Beklagen will sich der Künstler aber keinesfalls, denn das Helmbusiness mit der PS-Prominenz boomt. Tat es irgendwie ja schon immer: Wir erinnern uns an legendäre Helmdesigns von Formel-1-Champions wie Graham Hill und Sohn Damon, die mit dem Vereinslogo des London Rowing Club auf dem Helm am Lenkrad drehten, oder Sir Jackie Stewart, der das Schottenmuster am Kopfschutz trug, oder Gilles Villeneuve und dessen Sohn Jacques mit dem V auf ihren Helmen und, nicht zu vergessen, an den Gelben, jenen von Ayrton Senna, der den Gegnern schon im Rückspiegel unangenehm in die Augen stach. «Legendäre Helmdesigns gibt es viele. Helme sind für die Rennfahrer ein Heiligtum. Früher waren sie Erkennungsmerkmal, heute sind sie vor allem ein Schmuckstück. Du weisst schon: Schickimicki! Du glaubst gar nicht, wie viel Glitzerfolie ich an Lager habe. Einen solchen Anstrich verpasst man normalerweise den Autoscootern auf der Chilbi», sagt Krähenbühl. «Als Helmdesigner bist du im Fahrerlager ein spezieller Gast. Tom Lüthi hatte den ersten mattlackierten Helm im Paddock, den wollte auch Valentino Rossi aus der Nähe begutachten. Sebastian Vettel begegnete ich mal in Hockenheim, und er meinte: ‹Ach, du bist Helmdesigner. Ich habe schon von dir gehört und Arbeiten gesehen.›»

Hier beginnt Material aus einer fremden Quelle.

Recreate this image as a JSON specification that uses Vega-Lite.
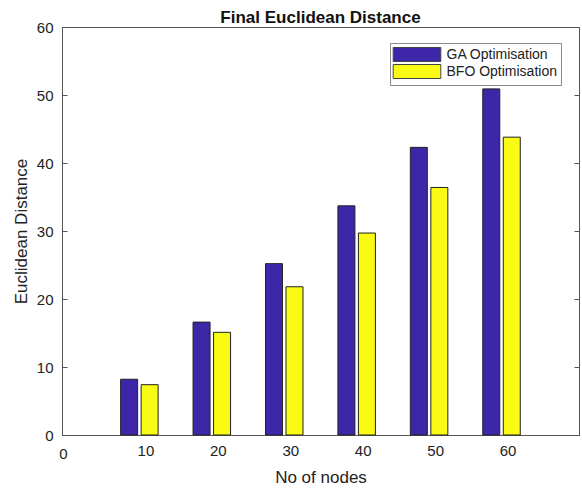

Aber die Kunden müssen nicht immer Rennstars sein. Wer seinem Helm ebenfalls gerne einen persönlichen Touch verpassen möchte, der ist bei Krähenbühl willkommen. «Manchmal kommen Buben mit ihren Töfflihelmen, zwei Händen voller Münzen und der Frage, ob das reiche. Es reicht, sage ich. Ich weiss, sie haben für ihr Design gearbeitet und das Geld zusammengekratzt, das schätze ich eben auch – und entsprechend glücklich stolzieren sie Tage später mit ihrem neu lackierten Helm wieder aus dem Geschäft hinaus.» Es ist daher auch nachvollziehbar, dass sich Krähenbühl bisweilen nervt, wenn er im TV sieht, wie ein Rennfahrer verärgert seinen Helm in eine Ecke pfeffert.
Das kotzende Einhorn
Aber Krähenbühl hat mit den Jahren für all die möglichen und unmöglichen und eiligsten Wünsche eine Retourkutsche für die Kundschaft kreiert. Er lacht, als er auf das Logo seines Studios Pat-Art-Design zeigt: «Das kotzende Einhorn!» Seine jüngste Tochter hatte sich einst aus Langeweile mit Stickern mit regenbogenfarbenen Einhörnern in Papas Studio verewigt. Daraus ist das kotzende Einhorn geworden – das Patrick Krähenbühl natürlich irgendwo auf einem Helm, auf seinem Kunstwerk, anbringt. Oder sogar am Rennwagen des Klienten. Wer um das ausgefallene Logo weiss, der bittet den Künstler bisweilen darum, es doch bitte zu unterlassen, das Einhorn anzubringen. Bunte Fabelwesen passen ja nicht wirklich zu Adrenalin-Junkies aus der Bleifussbranche. Krähenbühl sagt: «Diese flehenden Augen …» Er lacht. «Ich zelebriere das!» Er lacht weiter. Auch über sich selbst. Denn er weiss nur zu gut, was sich auf der Rennstrecke gehört und was nicht. 2019 war es, als Nico Müller wegen eines Sponsors die Farbe Rosa auf dem Helm haben wollte. «Keine Chance! Nein, bei mir gibt es kein Rosa!», habe er gewettert, die Arme vor der breiten Brust verschränkt und wild den Kopf geschüttelt. Schliesslich bekam Müller sein Rosa doch. Seither hängt im Studio ein Dankesschreiben von ihm an der Wand: «Danke, dass du sogar Unterhösli-Rosa unwiderstehlich aussehen lässt!» Ausgefallene Helmdesigns sind bei Krähenbühl längst kein Problem mehr. Auch dann nicht, wenn es eilt.